** START Information shown **

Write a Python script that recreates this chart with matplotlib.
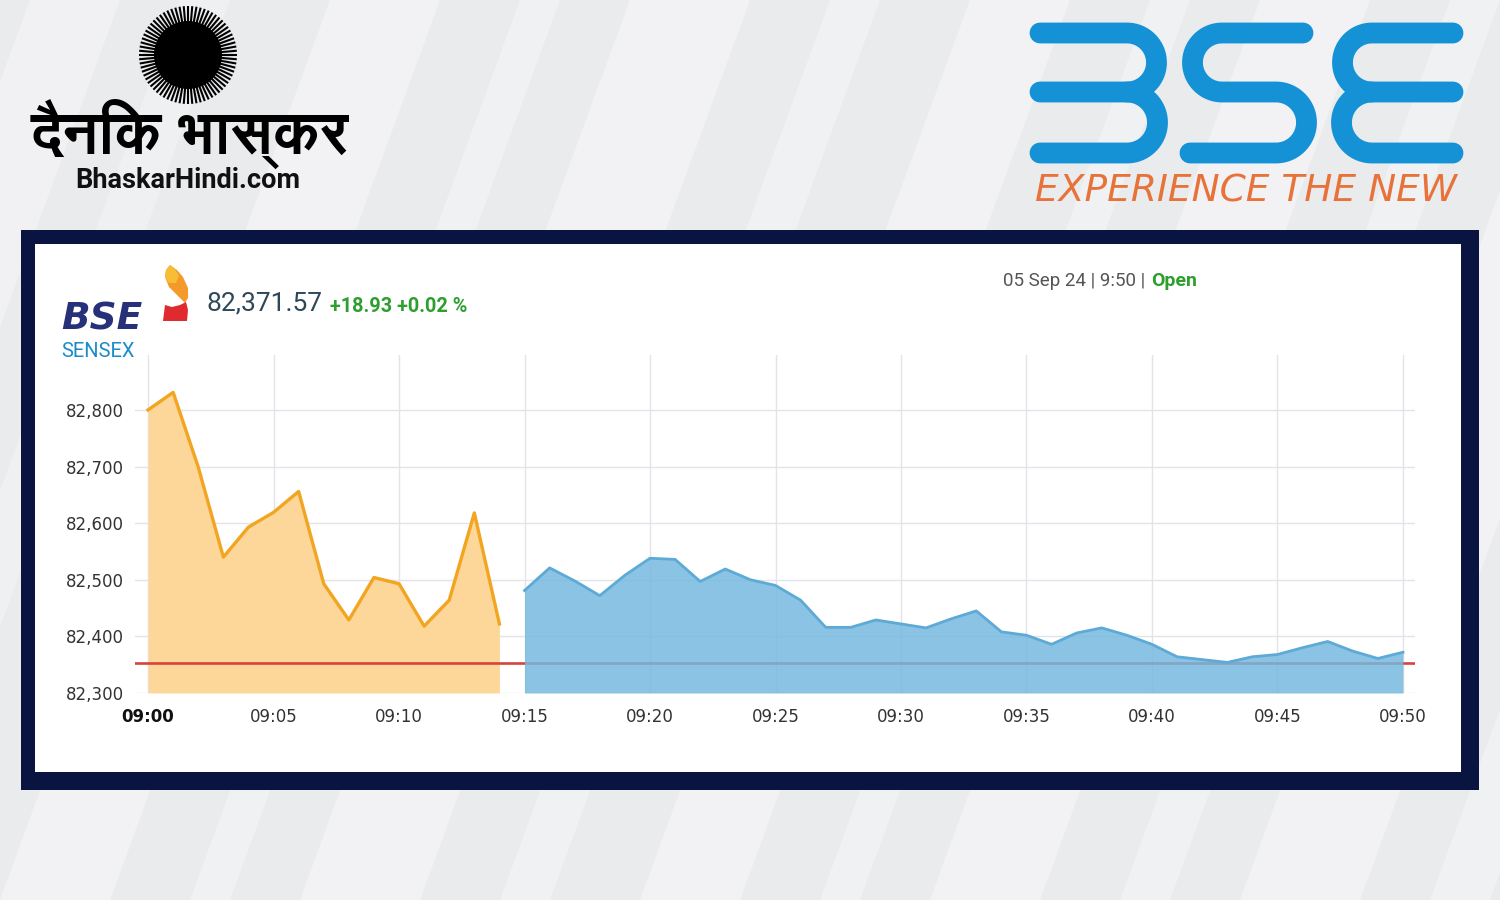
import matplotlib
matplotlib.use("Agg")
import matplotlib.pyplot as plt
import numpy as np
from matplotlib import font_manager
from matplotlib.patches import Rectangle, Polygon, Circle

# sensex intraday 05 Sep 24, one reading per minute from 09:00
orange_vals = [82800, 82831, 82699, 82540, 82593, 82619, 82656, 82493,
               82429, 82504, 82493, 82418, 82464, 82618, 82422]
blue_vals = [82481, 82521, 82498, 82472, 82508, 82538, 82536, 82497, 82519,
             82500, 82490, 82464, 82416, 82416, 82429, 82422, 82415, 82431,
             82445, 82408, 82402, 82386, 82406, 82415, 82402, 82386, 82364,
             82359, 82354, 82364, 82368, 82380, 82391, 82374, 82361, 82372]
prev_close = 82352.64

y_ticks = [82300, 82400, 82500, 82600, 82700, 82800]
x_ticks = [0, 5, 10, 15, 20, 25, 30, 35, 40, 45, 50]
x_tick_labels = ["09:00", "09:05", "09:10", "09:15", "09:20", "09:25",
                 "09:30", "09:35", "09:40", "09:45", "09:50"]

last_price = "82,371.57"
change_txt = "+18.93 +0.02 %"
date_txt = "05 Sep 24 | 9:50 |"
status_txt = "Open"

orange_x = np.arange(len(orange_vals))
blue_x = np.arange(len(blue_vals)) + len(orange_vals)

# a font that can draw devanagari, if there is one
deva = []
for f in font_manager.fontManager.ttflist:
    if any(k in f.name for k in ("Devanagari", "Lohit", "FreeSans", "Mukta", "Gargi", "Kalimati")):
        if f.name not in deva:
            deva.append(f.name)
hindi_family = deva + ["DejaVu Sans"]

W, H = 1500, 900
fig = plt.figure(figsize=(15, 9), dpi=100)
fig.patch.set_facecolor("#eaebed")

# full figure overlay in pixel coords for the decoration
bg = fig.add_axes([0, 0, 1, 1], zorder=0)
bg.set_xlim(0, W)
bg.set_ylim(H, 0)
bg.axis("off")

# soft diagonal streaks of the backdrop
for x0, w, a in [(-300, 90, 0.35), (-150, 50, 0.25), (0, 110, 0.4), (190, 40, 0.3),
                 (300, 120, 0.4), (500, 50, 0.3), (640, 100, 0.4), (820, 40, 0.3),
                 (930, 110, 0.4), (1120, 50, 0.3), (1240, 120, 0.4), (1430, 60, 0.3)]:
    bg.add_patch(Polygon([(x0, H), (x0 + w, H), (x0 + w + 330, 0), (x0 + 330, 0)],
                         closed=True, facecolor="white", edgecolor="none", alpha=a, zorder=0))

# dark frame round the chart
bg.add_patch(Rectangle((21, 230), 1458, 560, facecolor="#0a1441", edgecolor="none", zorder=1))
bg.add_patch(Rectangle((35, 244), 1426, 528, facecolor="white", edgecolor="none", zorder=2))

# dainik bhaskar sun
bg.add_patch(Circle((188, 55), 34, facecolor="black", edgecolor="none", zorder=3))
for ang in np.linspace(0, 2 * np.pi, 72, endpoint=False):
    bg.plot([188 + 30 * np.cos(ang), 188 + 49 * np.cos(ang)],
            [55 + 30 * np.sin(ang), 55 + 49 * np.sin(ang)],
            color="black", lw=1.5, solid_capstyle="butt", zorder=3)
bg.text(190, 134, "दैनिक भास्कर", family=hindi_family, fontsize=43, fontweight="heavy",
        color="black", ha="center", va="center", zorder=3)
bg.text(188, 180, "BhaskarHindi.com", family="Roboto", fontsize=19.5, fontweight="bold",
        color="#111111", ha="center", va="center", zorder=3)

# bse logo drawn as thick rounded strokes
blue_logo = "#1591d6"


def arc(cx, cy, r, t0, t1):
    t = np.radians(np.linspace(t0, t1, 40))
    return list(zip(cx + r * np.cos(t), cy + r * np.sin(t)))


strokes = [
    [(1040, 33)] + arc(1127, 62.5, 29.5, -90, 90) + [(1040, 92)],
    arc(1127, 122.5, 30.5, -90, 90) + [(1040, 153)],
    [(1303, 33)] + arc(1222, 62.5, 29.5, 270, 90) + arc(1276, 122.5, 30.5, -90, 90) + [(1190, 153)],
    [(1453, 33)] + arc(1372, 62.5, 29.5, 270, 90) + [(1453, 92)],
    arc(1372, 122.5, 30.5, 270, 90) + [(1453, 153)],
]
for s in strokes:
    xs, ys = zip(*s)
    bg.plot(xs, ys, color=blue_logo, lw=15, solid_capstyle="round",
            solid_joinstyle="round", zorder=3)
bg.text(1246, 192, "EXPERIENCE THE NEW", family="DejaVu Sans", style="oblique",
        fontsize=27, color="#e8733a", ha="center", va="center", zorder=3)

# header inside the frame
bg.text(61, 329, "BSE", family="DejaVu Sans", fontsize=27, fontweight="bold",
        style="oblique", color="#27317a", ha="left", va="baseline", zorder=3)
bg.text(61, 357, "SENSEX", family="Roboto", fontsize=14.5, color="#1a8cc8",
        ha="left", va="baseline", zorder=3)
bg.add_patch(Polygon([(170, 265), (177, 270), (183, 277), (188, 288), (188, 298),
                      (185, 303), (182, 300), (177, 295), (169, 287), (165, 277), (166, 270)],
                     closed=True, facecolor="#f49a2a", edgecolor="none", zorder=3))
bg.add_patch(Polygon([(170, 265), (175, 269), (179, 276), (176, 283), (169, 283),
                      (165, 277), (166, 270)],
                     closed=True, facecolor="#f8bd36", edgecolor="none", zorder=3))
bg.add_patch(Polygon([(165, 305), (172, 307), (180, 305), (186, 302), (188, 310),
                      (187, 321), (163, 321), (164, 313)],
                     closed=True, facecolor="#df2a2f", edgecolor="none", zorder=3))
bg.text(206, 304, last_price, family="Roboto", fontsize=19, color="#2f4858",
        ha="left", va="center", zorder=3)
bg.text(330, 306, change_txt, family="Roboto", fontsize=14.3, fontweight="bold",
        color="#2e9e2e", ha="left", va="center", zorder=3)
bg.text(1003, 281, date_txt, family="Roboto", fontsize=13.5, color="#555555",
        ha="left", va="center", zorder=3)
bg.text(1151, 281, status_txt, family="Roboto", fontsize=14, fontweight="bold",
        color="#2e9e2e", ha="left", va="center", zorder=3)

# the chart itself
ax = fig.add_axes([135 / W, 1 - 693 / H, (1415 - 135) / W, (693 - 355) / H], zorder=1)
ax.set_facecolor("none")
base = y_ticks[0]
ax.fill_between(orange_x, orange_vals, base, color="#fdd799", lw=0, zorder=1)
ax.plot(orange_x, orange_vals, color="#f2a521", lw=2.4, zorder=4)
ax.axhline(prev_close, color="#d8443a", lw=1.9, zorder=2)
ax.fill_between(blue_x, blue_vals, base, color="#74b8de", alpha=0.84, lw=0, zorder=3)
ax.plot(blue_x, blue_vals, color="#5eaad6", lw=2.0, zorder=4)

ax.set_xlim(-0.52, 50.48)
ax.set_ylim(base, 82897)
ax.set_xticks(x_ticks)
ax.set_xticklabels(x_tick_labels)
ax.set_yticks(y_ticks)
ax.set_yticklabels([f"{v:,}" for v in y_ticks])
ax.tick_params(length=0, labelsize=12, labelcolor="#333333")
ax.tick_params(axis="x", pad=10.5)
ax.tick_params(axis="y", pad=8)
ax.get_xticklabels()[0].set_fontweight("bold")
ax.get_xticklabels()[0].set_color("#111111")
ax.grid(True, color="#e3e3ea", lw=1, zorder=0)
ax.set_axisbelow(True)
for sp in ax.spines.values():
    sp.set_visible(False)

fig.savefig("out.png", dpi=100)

** END Information shown **

Written instruction
Reproduce the whole listing exactly, but not the images in it.

Solution for this problem
Write a Python script that recreates this chart with matplotlib.
import matplotlib
matplotlib.use("Agg")
import matplotlib.pyplot as plt
import numpy as np
from matplotlib import font_manager
from matplotlib.patches import Rectangle, Polygon, Circle

# sensex intraday 05 Sep 24, one reading per minute from 09:00
orange_vals = [82800, 82831, 82699, 82540, 82593, 82619, 82656, 82493,
               82429, 82504, 82493, 82418, 82464, 82618, 82422]
blue_vals = [82481, 82521, 82498, 82472, 82508, 82538, 82536, 82497, 82519,
             82500, 82490, 82464, 82416, 82416, 82429, 82422, 82415, 82431,
             82445, 82408, 82402, 82386, 82406, 82415, 82402, 82386, 82364,
             82359, 82354, 82364, 82368, 82380, 82391, 82374, 82361, 82372]
prev_close = 82352.64

y_ticks = [82300, 82400, 82500, 82600, 82700, 82800]
x_ticks = [0, 5, 10, 15, 20, 25, 30, 35, 40, 45, 50]
x_tick_labels = ["09:00", "09:05", "09:10", "09:15", "09:20", "09:25",
                 "09:30", "09:35", "09:40", "09:45", "09:50"]

last_price = "82,371.57"
change_txt = "+18.93 +0.02 %"
date_txt = "05 Sep 24 | 9:50 |"
status_txt = "Open"

orange_x = np.arange(len(orange_vals))
blue_x = np.arange(len(blue_vals)) + len(orange_vals)

# a font that can draw devanagari, if there is one
deva = []
for f in font_manager.fontManager.ttflist:
    if any(k in f.name for k in ("Devanagari", "Lohit", "FreeSans", "Mukta", "Gargi", "Kalimati")):
        if f.name not in deva:
            deva.append(f.name)
hindi_family = deva + ["DejaVu Sans"]

W, H = 1500, 900
fig = plt.figure(figsize=(15, 9), dpi=100)
fig.patch.set_facecolor("#eaebed")

# full figure overlay in pixel coords for the decoration
bg = fig.add_axes([0, 0, 1, 1], zorder=0)
bg.set_xlim(0, W)
bg.set_ylim(H, 0)
bg.axis("off")

# soft diagonal streaks of the backdrop
for x0, w, a in [(-300, 90, 0.35), (-150, 50, 0.25), (0, 110, 0.4), (190, 40, 0.3),
                 (300, 120, 0.4), (500, 50, 0.3), (640, 100, 0.4), (820, 40, 0.3),
                 (930, 110, 0.4), (1120, 50, 0.3), (1240, 120, 0.4), (1430, 60, 0.3)]:
    bg.add_patch(Polygon([(x0, H), (x0 + w, H), (x0 + w + 330, 0), (x0 + 330, 0)],
                         closed=True, facecolor="white", edgecolor="none", alpha=a, zorder=0))

# dark frame round the chart
bg.add_patch(Rectangle((21, 230), 1458, 560, facecolor="#0a1441", edgecolor="none", zorder=1))
bg.add_patch(Rectangle((35, 244), 1426, 528, facecolor="white", edgecolor="none", zorder=2))

# dainik bhaskar sun
bg.add_patch(Circle((188, 55), 34, facecolor="black", edgecolor="none", zorder=3))
for ang in np.linspace(0, 2 * np.pi, 72, endpoint=False):
    bg.plot([188 + 30 * np.cos(ang), 188 + 49 * np.cos(ang)],
            [55 + 30 * np.sin(ang), 55 + 49 * np.sin(ang)],
            color="black", lw=1.5, solid_capstyle="butt", zorder=3)
bg.text(190, 134, "दैनिक भास्कर", family=hindi_family, fontsize=43, fontweight="heavy",
        color="black", ha="center", va="center", zorder=3)
bg.text(188, 180, "BhaskarHindi.com", family="Roboto", fontsize=19.5, fontweight="bold",
        color="#111111", ha="center", va="center", zorder=3)

# bse logo drawn as thick rounded strokes
blue_logo = "#1591d6"


def arc(cx, cy, r, t0, t1):
    t = np.radians(np.linspace(t0, t1, 40))
    return list(zip(cx + r * np.cos(t), cy + r * np.sin(t)))


strokes = [
    [(1040, 33)] + arc(1127, 62.5, 29.5, -90, 90) + [(1040, 92)],
    arc(1127, 122.5, 30.5, -90, 90) + [(1040, 153)],
    [(1303, 33)] + arc(1222, 62.5, 29.5, 270, 90) + arc(1276, 122.5, 30.5, -90, 90) + [(1190, 153)],
    [(1453, 33)] + arc(1372, 62.5, 29.5, 270, 90) + [(1453, 92)],
    arc(1372, 122.5, 30.5, 270, 90) + [(1453, 153)],
]
for s in strokes:
    xs, ys = zip(*s)
    bg.plot(xs, ys, color=blue_logo, lw=15, solid_capstyle="round",
            solid_joinstyle="round", zorder=3)
bg.text(1246, 192, "EXPERIENCE THE NEW", family="DejaVu Sans", style="oblique",
        fontsize=27, color="#e8733a", ha="center", va="center", zorder=3)

# header inside the frame
bg.text(61, 329, "BSE", family="DejaVu Sans", fontsize=27, fontweight="bold",
        style="oblique", color="#27317a", ha="left", va="baseline", zorder=3)
bg.text(61, 357, "SENSEX", family="Roboto", fontsize=14.5, color="#1a8cc8",
        ha="left", va="baseline", zorder=3)
bg.add_patch(Polygon([(170, 265), (177, 270), (183, 277), (188, 288), (188, 298),
                      (185, 303), (182, 300), (177, 295), (169, 287), (165, 277), (166, 270)],
                     closed=True, facecolor="#f49a2a", edgecolor="none", zorder=3))
bg.add_patch(Polygon([(170, 265), (175, 269), (179, 276), (176, 283), (169, 283),
                      (165, 277), (166, 270)],
                     closed=True, facecolor="#f8bd36", edgecolor="none", zorder=3))
bg.add_patch(Polygon([(165, 305), (172, 307), (180, 305), (186, 302), (188, 310),
                      (187, 321), (163, 321), (164, 313)],
                     closed=True, facecolor="#df2a2f", edgecolor="none", zorder=3))
bg.text(206, 304, last_price, family="Roboto", fontsize=19, color="#2f4858",
        ha="left", va="center", zorder=3)
bg.text(330, 306, change_txt, family="Roboto", fontsize=14.3, fontweight="bold",
        color="#2e9e2e", ha="left", va="center", zorder=3)
bg.text(1003, 281, date_txt, family="Roboto", fontsize=13.5, color="#555555",
        ha="left", va="center", zorder=3)
bg.text(1151, 281, status_txt, family="Roboto", fontsize=14, fontweight="bold",
        color="#2e9e2e", ha="left", va="center", zorder=3)

# the chart itself
ax = fig.add_axes([135 / W, 1 - 693 / H, (1415 - 135) / W, (693 - 355) / H], zorder=1)
ax.set_facecolor("none")
base = y_ticks[0]
ax.fill_between(orange_x, orange_vals, base, color="#fdd799", lw=0, zorder=1)
ax.plot(orange_x, orange_vals, color="#f2a521", lw=2.4, zorder=4)
ax.axhline(prev_close, color="#d8443a", lw=1.9, zorder=2)
ax.fill_between(blue_x, blue_vals, base, color="#74b8de", alpha=0.84, lw=0, zorder=3)
ax.plot(blue_x, blue_vals, color="#5eaad6", lw=2.0, zorder=4)

ax.set_xlim(-0.52, 50.48)
ax.set_ylim(base, 82897)
ax.set_xticks(x_ticks)
ax.set_xticklabels(x_tick_labels)
ax.set_yticks(y_ticks)
ax.set_yticklabels([f"{v:,}" for v in y_ticks])
ax.tick_params(length=0, labelsize=12, labelcolor="#333333")
ax.tick_params(axis="x", pad=10.5)
ax.tick_params(axis="y", pad=8)
ax.get_xticklabels()[0].set_fontweight("bold")
ax.get_xticklabels()[0].set_color("#111111")
ax.grid(True, color="#e3e3ea", lw=1, zorder=0)
ax.set_axisbelow(True)
for sp in ax.spines.values():
    sp.set_visible(False)

fig.savefig("out.png", dpi=100)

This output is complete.